* **Given task**
Your job is to retype all of the data word for word, leaving every image out.

* **Data segment**
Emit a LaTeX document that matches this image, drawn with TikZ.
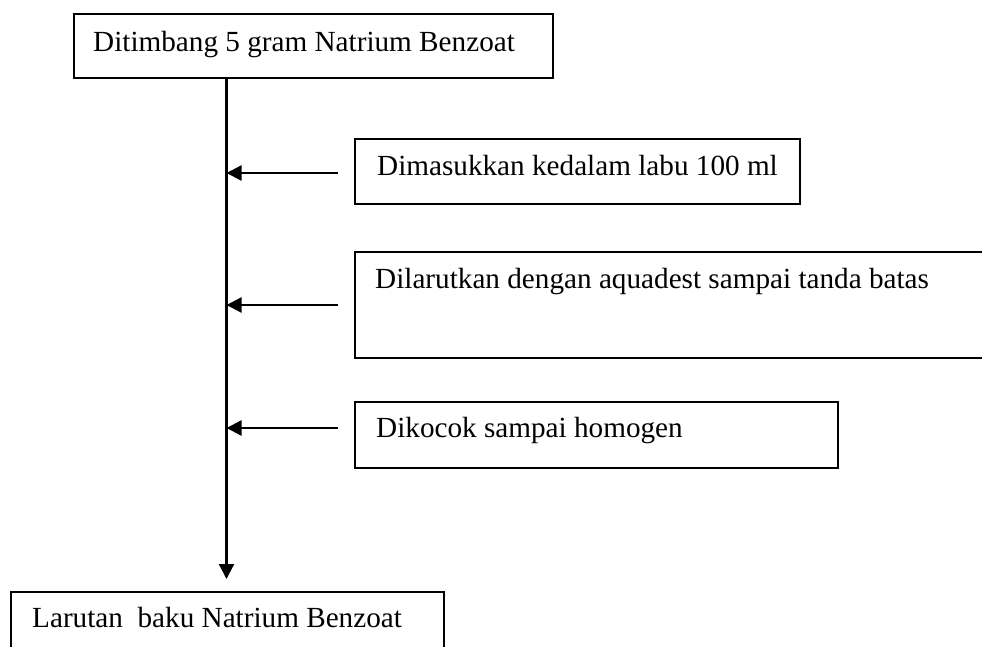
\documentclass[tikz,border=0pt]{standalone}
\usepackage{fontspec}
\setmainfont{Liberation Serif}
\usetikzlibrary{arrows.meta}
\begin{document}
\begin{tikzpicture}[x=1pt,y=-1pt,
  boxnode/.style n args={2}{draw, line width=1.7pt, anchor=north west, inner sep=0pt, minimum width=#1, minimum height=#2},
  label/.style={anchor=base west, inner sep=0pt, font=\fontsize{29.2}{35}\selectfont},
  flow/.style={line width=2.2pt, -{Triangle[length=15pt,width=15pt]}}]
\useasboundingbox (0,0) rectangle (982,647);
\clip (0,0) rectangle (982,647);
% boxes
\node[boxnode={479pt}{64pt}] (top) at (73,13) {};
\node[boxnode={445pt}{65pt}] (b1) at (354,138) {};
\node[boxnode={700pt}{106pt}] (b2) at (354,251) {};
\node[boxnode={483pt}{66pt}] (b3) at (354,401) {};
\node[boxnode={433pt}{80pt}] (bot) at (10,591) {};
% texts
\node[label] (t0) at (93,52) {Ditimbang 5 gram Natrium Benzoat};
\node[label] (t1) at (377,176) {Dimasukkan kedalam labu 100 ml};
\node[label] (t2) at (375,288) {Dilarutkan dengan aquadest sampai tanda batas};
\node[label] (t3) at (376,437) {Dikocok sampai homogen};
\node[label] (t4) at (32,627) {Larutan\ \ baku Natrium Benzoat};
% spine
\coordinate (spX) at (226.5,0);
\draw[flow, shorten >=12pt] (top.south -| spX) -- (bot.north -| spX);
% side arrows
\coordinate (a1) at (338,173);
\coordinate (a2) at (338,305);
\coordinate (a3) at (338,428);
\draw[flow] (a1) -- (a1 -| spX);
\draw[flow] (a2) -- (a2 -| spX);
\draw[flow] (a3) -- (a3 -| spX);
\end{tikzpicture}
\end{document}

* **The solution**
Emit a LaTeX document that matches this image, drawn with TikZ.
\documentclass[tikz,border=0pt]{standalone}
\usepackage{fontspec}
\setmainfont{Liberation Serif}
\usetikzlibrary{arrows.meta}
\begin{document}
\begin{tikzpicture}[x=1pt,y=-1pt,
  boxnode/.style n args={2}{draw, line width=1.7pt, anchor=north west, inner sep=0pt, minimum width=#1, minimum height=#2},
  label/.style={anchor=base west, inner sep=0pt, font=\fontsize{29.2}{35}\selectfont},
  flow/.style={line width=2.2pt, -{Triangle[length=15pt,width=15pt]}}]
\useasboundingbox (0,0) rectangle (982,647);
\clip (0,0) rectangle (982,647);
% boxes
\node[boxnode={479pt}{64pt}] (top) at (73,13) {};
\node[boxnode={445pt}{65pt}] (b1) at (354,138) {};
\node[boxnode={700pt}{106pt}] (b2) at (354,251) {};
\node[boxnode={483pt}{66pt}] (b3) at (354,401) {};
\node[boxnode={433pt}{80pt}] (bot) at (10,591) {};
% texts
\node[label] (t0) at (93,52) {Ditimbang 5 gram Natrium Benzoat};
\node[label] (t1) at (377,176) {Dimasukkan kedalam labu 100 ml};
\node[label] (t2) at (375,288) {Dilarutkan dengan aquadest sampai tanda batas};
\node[label] (t3) at (376,437) {Dikocok sampai homogen};
\node[label] (t4) at (32,627) {Larutan\ \ baku Natrium Benzoat};
% spine
\coordinate (spX) at (226.5,0);
\draw[flow, shorten >=12pt] (top.south -| spX) -- (bot.north -| spX);
% side arrows
\coordinate (a1) at (338,173);
\coordinate (a2) at (338,305);
\coordinate (a3) at (338,428);
\draw[flow] (a1) -- (a1 -| spX);
\draw[flow] (a2) -- (a2 -| spX);
\draw[flow] (a3) -- (a3 -| spX);
\end{tikzpicture}
\end{document}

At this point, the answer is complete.